CREATIVE CAPITALISTS: Not the Retiring Type
(6/7/2010) (from Conntact.com)
June 7, 2010 by Karen Singer
A distaff developer with a radical vision for the Quinnipiac
Fereshteh Bekhrad is spending her "retirement" working eight to ten hours a day on a project to revitalize a part of Fair Haven overlooking both sides of the Quinnipiac River near the Grand Avenue Bridge.
"I believe we have a real jewel here, the best hidden jewel of New England," says the Iranian-born architect and developer, who is
financing her Oyster Harbor Village project privately with a partner.
The Quinnipiac Avenue side is completed. It consists of a 15-unit townhouse complex she acquired from another developer and a seven-unit luxury condo complex she designed, built and lives in, on the site of two antique fisherman's houses.
Her units feature river views, open floor plans, Jacuzzis, marble and granite countertops and bamboo floors.
Across the river, Bekhrad wants to add 15 upscale units to the Oyster Cove condominiums on Front Street and construct 25,000 square feet of commercial space with underground parking, restaurants, groceries, boutiques, a health club, a convenience store with a pharmacy and a bread and breakfast.
She also envisions a pedestrian walkway along the water, a 28-slip marina with coffee shops, water taxis and a dinner dance boat.
Before she can begin building, Bekhrad needs approval from the state's Department of Environmental Protection to replace a dilapidated seawall and remove contaminated soil. As soon she gets the go-ahead, the Regional Growth Partnership may lend her $400,000 in brownfields funds for the clean-up.
"We're really excited to be involved with a woman so dedicated to reviving the Quinnipiac River in a mixed-use project that will generate between 400 and 500 jobs," says RGP executive director Ginny Koslowski.
"I think she has a real vision of what the area could be," adds New Haven Economic Development Director Kelly Murphy.
Bekhrad brings decades of experience to her project.
She came to the U.S. in 1970 with a bachelor's and master's degree in architecture from Tehran University, and later earned a master's degree in urban design and architecture from Washington University (St. Louis) and a certificate in project management from the Wharton School of Business.
Bekhrad says she has planned, designed, constructed and managed "14 million square feet" of residential and commercial space "all over the world," including Canada, Europe, Iran, Bermuda and the Bahamas. Along the way, she started and ran several companies, most recently Elmhurst Inc., the New Haven design, development and management firm overseeing her Oyster Harbor Village project.
Bekhrad first came to Connecticut in 1974 as chief land use planner and project director for the city of Bridgeport.

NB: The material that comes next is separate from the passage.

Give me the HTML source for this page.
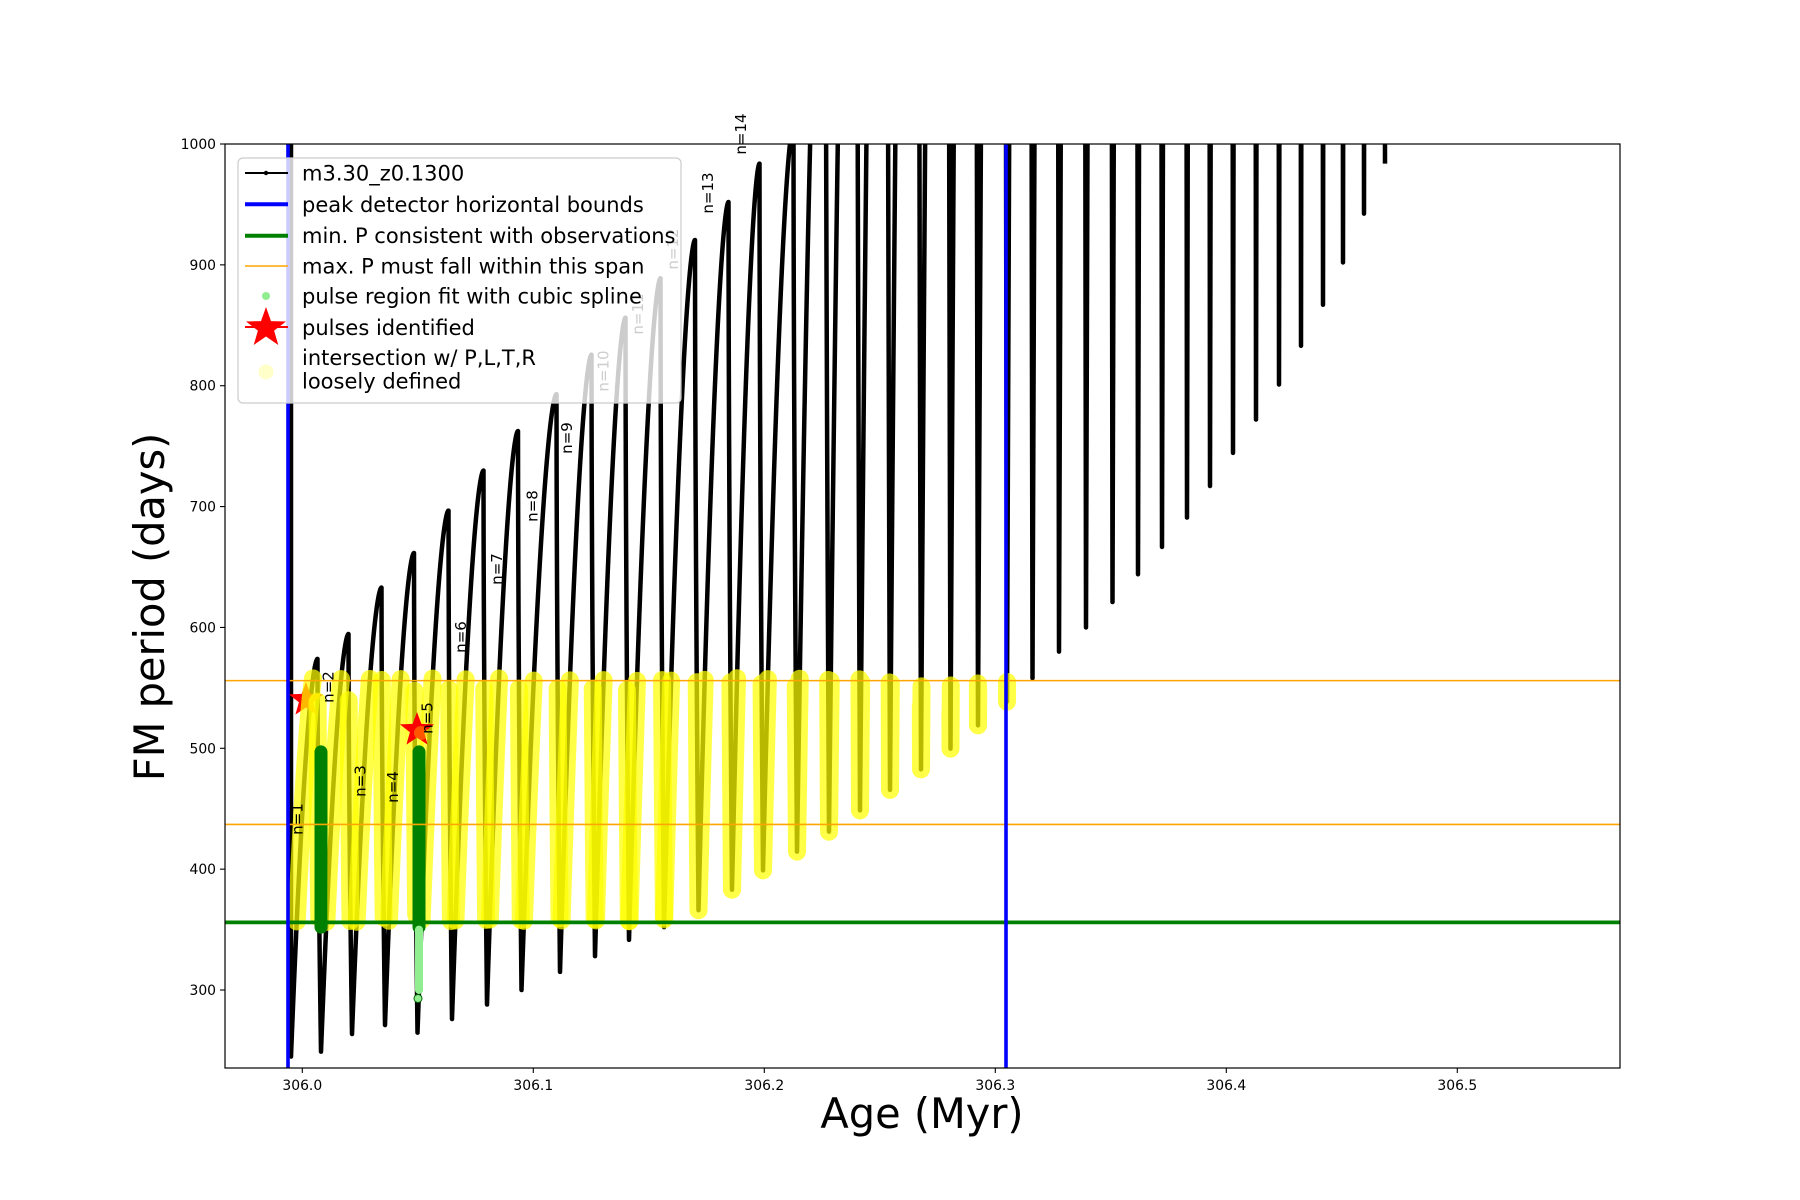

Nearly two decades later she began working in New Haven "because a friend got me in a corner and said, 'There's a building that needs your attention,'" she recounts.
The building, the Carewell Rest Home on Dwight Street, was in foreclosure. "I bought it and revived it," she says, adding she subsequently bought several nearby apartment buildings and moved into the neighborhood.
Several years ago, while shopping for lobster in Fair Haven, she spotted a rundown 1790s fisherman's house and began imagining what she could do with it and the surrounding area near the Grand Avenue Bridge, which Bekhrad said reminded her of Ponte Vecchio, the famous Italian bridge with shops.
"I thought this needs to be done, and done right," she says.
The plan mushroomed into her current vision.
Once she receives DEP approval, Bekhrad says she will spend several months constructing a new sea wall and cleaning the site. After that she will begin construction, starting with the commercial space and completing the project in around three years.
Bekhrad acknowledges some might consider her project foolhardy but she believes "Everybody has to have a vision" and should not rely on others to get things done.
"I am crazy, yes," she says, with a laugh. "I am doing my own design. I am a non-profit organization, using my own money when I could travel around the world, or take it and do some other things. But I decided to change this area and bring it back to life.
"Later on, since I don't have any children, everything left is going to an organization to help battered women."
Bekhad has no doubt about the outcome of her project.
"Oyster River Harbor is one my last goals," she says. "So far, whatever I have said I want to do, I have done."